4. Real-World Silent Hill – Centralia, Pennsylvania

Silent Hill

via: es.wikipedia.org

Fans of the video game series Silent Hill are well aware of the spooky atmosphere of the foggy town where some serious horrors occur. But, you may be surprised to know that the fictional town of Silent Hill is actually based on a real near-ghost town Centralia, Pennsylvania. Why all the smoke seeping out of cracks around town? A local underground coal mine caught on fire in 1962 and wasn’t fully extinguished, causing the roads to be smoking ever since.

3. Crystal Cave – Skaftafell, Iceland

Crystal Caves

via: travel.aol.co.uk

One look at the Crystal Caves of Skaftafell, Iceland, and you’ll think you’re in another world. But don’t let the name fool you. These beautiful formations aren’t made of crystal–they’re ice! You can see these ice caves in person during the winter months.

via: tortuga.ipdisk.co.kr

via: tortuga.ipdisk.co.kr

There are tours that give you all the winter gear you need, as well as a guide.

2. Tulip Fields – Holland, Netherlands

Tulip Fields

via: popsugar.com

This is just one of many colorful and amazing pictures of the tulip fields in Holland. Holland has a huge business when it comes to tulip farms, and anyone who comes by can get the benefit of seeing them grow (or snapping an unbelievable picture). The flowers are at their peak in mid-April.

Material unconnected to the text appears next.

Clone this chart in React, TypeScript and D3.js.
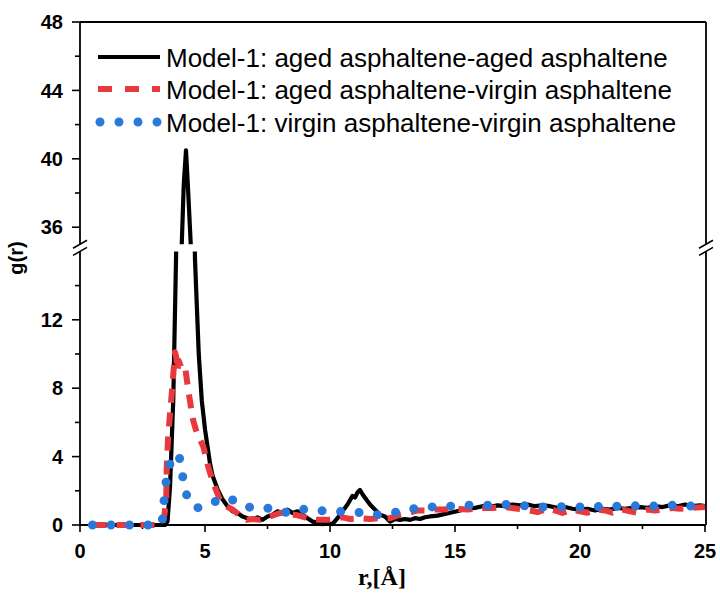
import React from 'react';
import * as d3 from 'd3';

// g(r) data: [r (Å), g(r)]
const agedAged: [number, number][] = [
  [0.5,0],[1,0],[1.5,0],[2,0],[2.5,0],[3,0],[3.4,0],[3.5,0.2],[3.6,2.2],[3.73,7.3],[3.84,15.5],[3.95,24],
  [4.07,35],[4.15,38.5],[4.24,40.5],[4.33,38],[4.43,35],[4.5,25],[4.6,15.5],[4.75,10],[4.87,7.3],[5.0,5.6],
  [5.1,4.6],[5.2,3.6],[5.3,2.9],[5.5,2.1],[5.7,1.5],[5.9,1.1],[6.1,0.8],[6.3,0.7],[6.5,0.5],[6.7,0.4],
  [6.9,0.3],[7.1,0.45],[7.3,0.3],[7.5,0.5],[7.7,0.6],[7.9,0.8],[8.1,0.7],[8.3,0.9],[8.5,0.7],[8.7,0.8],
  [8.9,0.6],[9.1,0.4],[9.3,0.2],[9.5,0.15],[9.7,0.05],[9.9,0.1],[10.1,0.05],[10.3,0.4],[10.5,0.8],[10.7,1.2],
  [10.9,1.7],[11.0,1.6],[11.1,1.9],[11.2,2.05],[11.3,1.8],[11.4,1.6],[11.6,1.2],[11.8,0.9],[12.0,0.6],
  [12.2,0.5],[12.4,0.2],[12.6,0.35],[12.8,0.3],[13.0,0.35],[13.2,0.3],[13.4,0.4],[13.6,0.35],[13.8,0.45],
  [14.0,0.5],[14.3,0.55],[14.6,0.65],[14.9,0.75],[15.2,0.85],[15.5,0.95],[15.8,1.0],[16.1,1.1],[16.4,1.05],
  [16.7,1.15],[17.0,1.1],[17.3,1.2],[17.6,1.15],[17.9,1.2],[18.2,1.1],[18.5,1.15],[18.8,1.1],[19.1,1.0],
  [19.4,1.05],[19.7,0.95],[20.0,0.9],[20.3,0.95],[20.6,0.85],[20.9,0.95],[21.2,0.9],[21.5,1.0],[21.8,0.95],
  [22.1,1.0],[22.4,1.05],[22.7,1.0],[23.0,1.1],[23.3,1.05],[23.6,1.15],[23.9,1.1],[24.2,1.2],[24.5,1.1],
  [24.8,1.15],[25,1.1]
];

const agedVirgin: [number, number][] = [
  [0.5,0],[1,0],[1.5,0],[2,0],[2.5,0],[3,0],[3.3,0.05],[3.38,0.6],[3.45,1.5],[3.47,3.4],[3.52,5],[3.6,6.5],
  [3.7,8.2],[3.8,10.1],[3.85,9.8],[3.9,9.0],[3.95,9.6],[4.05,9.2],[4.2,9.3],[4.33,7.9],[4.45,6.8],[4.53,6.1],
  [4.67,5.4],[4.8,5.0],[4.93,4.6],[5.13,3.4],[5.33,2.45],[5.6,1.46],[5.85,1.1],[6.13,0.88],[6.4,0.55],
  [6.67,0.3],[6.9,0.35],[7.2,0.3],[7.5,0.45],[7.8,0.6],[8.0,0.7],[8.25,0.75],[8.5,0.6],[8.67,0.58],[9.0,0.45],
  [9.3,0.3],[9.6,0.3],[9.87,0.3],[10.2,0.35],[10.5,0.45],[10.8,0.35],[11.2,0.4],[11.6,0.35],[12.0,0.4],
  [12.4,0.4],[12.8,0.6],[13.2,0.72],[13.5,0.85],[13.9,0.84],[14.2,0.9],[14.5,0.9],[15,0.95],[15.5,0.9],
  [16,1.0],[16.5,1.0],[17,1.05],[17.5,0.95],[18,0.85],[18.3,0.75],[18.7,0.95],[19,0.85],[19.3,0.7],[19.7,0.9],
  [20,0.8],[20.3,0.72],[20.7,0.9],[21,0.85],[21.3,0.72],[21.7,0.9],[22,0.8],[22.3,0.72],[22.7,0.9],[23,0.85],
  [23.3,0.9],[23.7,1.0],[24,0.95],[24.5,1.0],[25,1.05]
];

const virginVirgin: [number, number][] = [
  [0.5,0],[1,0],[1.5,0],[2,0],[2.5,0],[3,0],[3.25,0.05],[3.32,0.5],[3.37,1.6],[3.45,2.6],[3.55,3.4],
  [3.67,3.8],[3.8,4.0],[3.95,4.15],[4.02,3.6],[4.1,2.9],[4.24,1.85],[4.4,1.3],[4.64,1.0],[4.9,1.05],
  [5.13,1.17],[5.45,1.4],[5.8,1.6],[6.05,1.5],[6.27,1.36],[6.6,1.1],[6.93,1.0],[7.3,0.95],[7.63,1.0],
  [8.0,0.85],[8.33,0.7],[8.7,0.85],[9.0,0.93],[9.4,0.88],[9.73,0.82],[10.1,0.8],[10.47,0.78],[10.9,0.75],
  [11.27,0.72],[11.6,0.65],[12.0,0.58],[12.35,0.65],[12.7,0.78],[13.1,0.9],[13.44,0.97],[14.0,1.05],
  [14.5,1.1],[15,1.1],[15.5,1.15],[16,1.17],[16.5,1.15],[17,1.2],[17.5,1.15],[18,1.1],[18.5,1.05],[19,1.1],
  [19.5,1.05],[20,1.05],[20.5,1.1],[21,1.05],[21.5,1.1],[22,1.1],[22.5,1.15],[23,1.1],[23.5,1.15],[24,1.15],
  [24.5,1.1],[25,1.1]
];

const xTicks = [0, 5, 10, 15, 20, 25];
const xMinorTicks = [2.5, 7.5, 12.5, 17.5, 22.5];
const yTicksLower = [0, 4, 8, 12];
const yMinorLower = [2, 6, 10, 14];
const yTicksUpper = [36, 40, 44, 48];
const yMinorUpper = [38, 42, 46];
const legendLabels = [
  'Model-1: aged asphaltene-aged asphaltene',
  'Model-1: aged asphaltene-virgin asphaltene',
  'Model-1: virgin asphaltene-virgin asphaltene',
];

const BLACK = '#000000';
const RED = '#e8393f';
const BLUE = '#2a78d8';

export default function App() {
  const left = 80, right = 705;
  const x = d3.scaleLinear().domain([0, 25]).range([left, right]);
  const yLow = d3.scaleLinear().domain([0, 16]).range([525, 251.4]);
  const yUp = d3.scaleLinear().domain([35, 48]).range([244.3, 22]);
  const yBottom = yLow(0), yLowTop = yLow(16), yUpBottom = yUp(35), yTop = yUp(48);

  const lineLow = d3.line<[number, number]>().x(d => x(d[0])).y(d => yLow(d[1]));
  const lineUp = d3.line<[number, number]>().x(d => x(d[0])).y(d => yUp(d[1]));

  const series = [
    { data: agedAged, color: BLACK, width: 4.2, dash: undefined as string | undefined, cap: 'butt' },
    { data: agedVirgin, color: RED, width: 6, dash: '14 10', cap: 'butt' },
    { data: virginVirgin, color: BLUE, width: 9, dash: '0 18.5', cap: 'round' },
  ];

  const tickFont = { fontFamily: 'Liberation Sans, Arial, sans-serif', fontWeight: 700, fontSize: 20 } as const;
  const breakY1 = yUpBottom, breakY2 = yLowTop;

  const breakMarks = (ax: number) => (
    <g stroke="#000" strokeWidth={1.6}>
      <line x1={ax - 7} y1={breakY1 + 4} x2={ax + 7} y2={breakY1 - 4} />
      <line x1={ax - 7} y1={breakY2 + 4} x2={ax + 7} y2={breakY2 - 4} />
    </g>
  );

  return (
    <svg width={720} height={593} style={{ position: 'absolute', left: 0, top: 0, background: '#fff' }}>
      <defs>
        <clipPath id="clipLow">
          <rect x={left - 2} y={yLowTop} width={right - left + 10} height={yBottom - yLowTop + 10} />
        </clipPath>
        <clipPath id="clipUp">
          <rect x={left - 2} y={yTop} width={right - left + 10} height={yUpBottom - yTop} />
        </clipPath>
      </defs>

      {/* frame */}
      <g stroke="#000" strokeWidth={1.8} fill="none">
        <line x1={left} y1={yTop} x2={right + 1} y2={yTop} />
        <line x1={left} y1={yBottom} x2={right + 1} y2={yBottom} />
        <line x1={left} y1={yTop} x2={left} y2={yUpBottom} />
        <line x1={left} y1={yLowTop} x2={left} y2={yBottom} />
        <line x1={right + 1} y1={yTop} x2={right + 1} y2={yUpBottom} />
        <line x1={right + 1} y1={yLowTop} x2={right + 1} y2={yBottom} />
      </g>
      {breakMarks(left)}
      {breakMarks(right + 1)}

      {/* ticks */}
      <g stroke="#000" strokeWidth={1.6}>
        {yTicksLower.map(t => <line key={'yl' + t} x1={left - 8} x2={left} y1={yLow(t)} y2={yLow(t)} />)}
        {yMinorLower.map(t => <line key={'yml' + t} x1={left - 5} x2={left} y1={yLow(t)} y2={yLow(t)} />)}
        {yTicksUpper.map(t => <line key={'yu' + t} x1={left - 8} x2={left} y1={yUp(t)} y2={yUp(t)} />)}
        {yMinorUpper.map(t => <line key={'ymu' + t} x1={left - 5} x2={left} y1={yUp(t)} y2={yUp(t)} />)}
        {xTicks.map(t => <line key={'x' + t} x1={x(t)} x2={x(t)} y1={yBottom} y2={yBottom + 7} />)}
        {xMinorTicks.map(t => <line key={'xm' + t} x1={x(t)} x2={x(t)} y1={yBottom} y2={yBottom + 4} />)}
      </g>
      <g {...tickFont} textAnchor="end">
        {yTicksLower.map(t => <text key={'tl' + t} x={63} y={yLow(t)} dy="0.36em">{t}</text>)}
        {yTicksUpper.map(t => <text key={'tu' + t} x={63} y={yUp(t)} dy="0.36em">{t}</text>)}
      </g>
      <g {...tickFont} textAnchor="middle">
        {xTicks.map(t => <text key={'tx' + t} x={x(t)} y={558}>{t}</text>)}
      </g>

      {/* axis titles */}
      <text x={382} y={585} textAnchor="middle" fontFamily="Liberation Serif, Times New Roman, serif" fontWeight={700} fontSize={24}>r,[Å]</text>
      <text transform="translate(23,258) rotate(-90)" textAnchor="middle" fontFamily="Liberation Sans, Arial, sans-serif" fontWeight={700} fontSize={20}>g(r)</text>

      {/* series */}
      {series.map((s, i) => (
        <g key={'s' + i} fill="none" stroke={s.color} strokeWidth={s.width} strokeDasharray={s.dash}
           strokeLinecap={s.cap as any} strokeLinejoin="round">
          <path d={lineLow(s.data) || ''} clipPath="url(#clipLow)" />
          <path d={lineUp(s.data) || ''} clipPath="url(#clipUp)" />
        </g>
      ))}

      {/* legend */}
      {series.map((s, i) => {
        const ly = [57, 89, 122][i];
        return (
          <g key={'lg' + i}>
            <line x1={s.cap === 'round' ? 100 : 98} x2={s.cap === 'round' ? 158 : 160} y1={ly} y2={ly}
                  stroke={s.color} strokeWidth={i === 0 ? 4 : s.width}
                  strokeDasharray={s.dash ? (i === 1 ? '14 13' : '0 19') : undefined}
                  strokeLinecap={s.cap as any} />
            <text x={166} y={ly + 9.5} fontFamily="Liberation Sans, Arial, sans-serif" fontSize={26} fill="#000">
              {legendLabels[i]}
            </text>
          </g>
        );
      })}
    </svg>
  );
}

1. Tianzi Mountains – Hunan Province, China

Tianzi Mountains

via: hiddenexposed.com

We’ve all seen scenery like this before, right? Usually on the cover of a fantasy book or in some pivotal nature-based fight scene in a movie. But, guess what? It’s real! These are the Tianzi Mountains in the Hunan Province of China. The huge marble spires soar thousands of feet from the ground below. Visitors can take a cable car if they want to see it up close and personal.